Basic Multivariable Limit

Question

The other day I was asked to solve the following multivariable limit:

$$\lim_{(x,y)\to(0,0)}\frac{x-y}{x+y}$$

As simple as it was I was stumped. I tried some algebraic manipulation using conjugates, which got me nowhere. Then I tried defining $x$ and $y$ by their polar definitions and got stuck here:

$$\lim_{r\to0}\frac{r\cos\theta-r\sin\theta}{r\cos\theta+r\sin\theta}$$

$$=\frac{\cos\theta-\sin\theta}{\cos\theta+\sin\theta}$$

But I didn't know what to do from here.

The only other approach that struck me as a possibility was partial fractions.

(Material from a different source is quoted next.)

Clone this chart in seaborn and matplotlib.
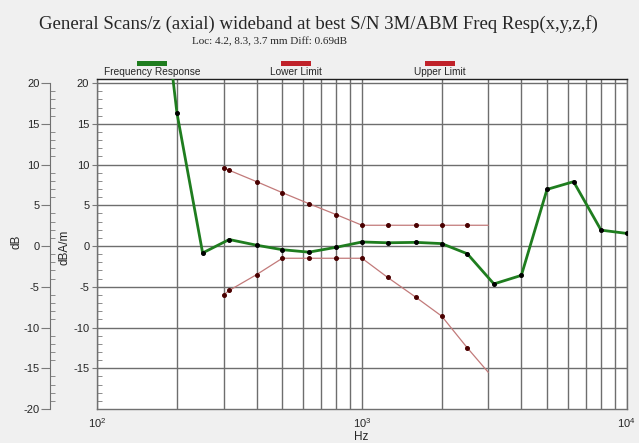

What's the best way to tackle this limits problem and ones like it?

Answer 1

This limit does not exist. If you approach $(0,0)$ through the $x$-axis, you get

$$\lim_{(x,y)\to(0,0)}\frac{x-y}{x+y}=\lim_{x\to0}\frac{x}{x}=1,$$

But if you approach it by the line $y=x$, you get

$$\lim_{(x,y)\to(0,0)}\frac{x-y}{x+y}=\lim_{x\to0}\frac{x-x}{x+x}=0,$$

So the limit can't exist.

Answer 2

Your “polar coordinates” method can work: $$\lim_{r\to0}\frac{r\cos\theta-r\sin\theta}{r\cos\theta+r\sin\theta}=\frac{\cos\theta-\sin\theta}{\cos\theta+\sin\theta}$$ If the two-variable limit existed, the expression on the right would not depend on $\theta$. But clearly it does depend on $\theta$. If $\theta = 0$, the limit is $1$. But if $\theta = \frac{\pi}{2}$, the limit is $-1$.

Answer 3

Take the next sequences:

$x_k=\left\{\displaystyle\frac{1}{k},\displaystyle\frac{1}{k} \right\}$. Clearly, $\lim\limits_{k\to\infty}x_k=(0,0)$. And, $\lim\limits_{k\to\infty}f(x_k)=0$

$y_k=\left\{ \displaystyle\frac{1}{k},0\right\}$. Clearly, $\lim\limits_{k\to\infty}y_k=(0,0)$ and $\lim\limits_{k\to\infty}f(y_k)=1$

We can conclude that the limit doesn't exist. Why? We take two sequences such that converges to $(0,0)$ but the sequence of images converges to two different values.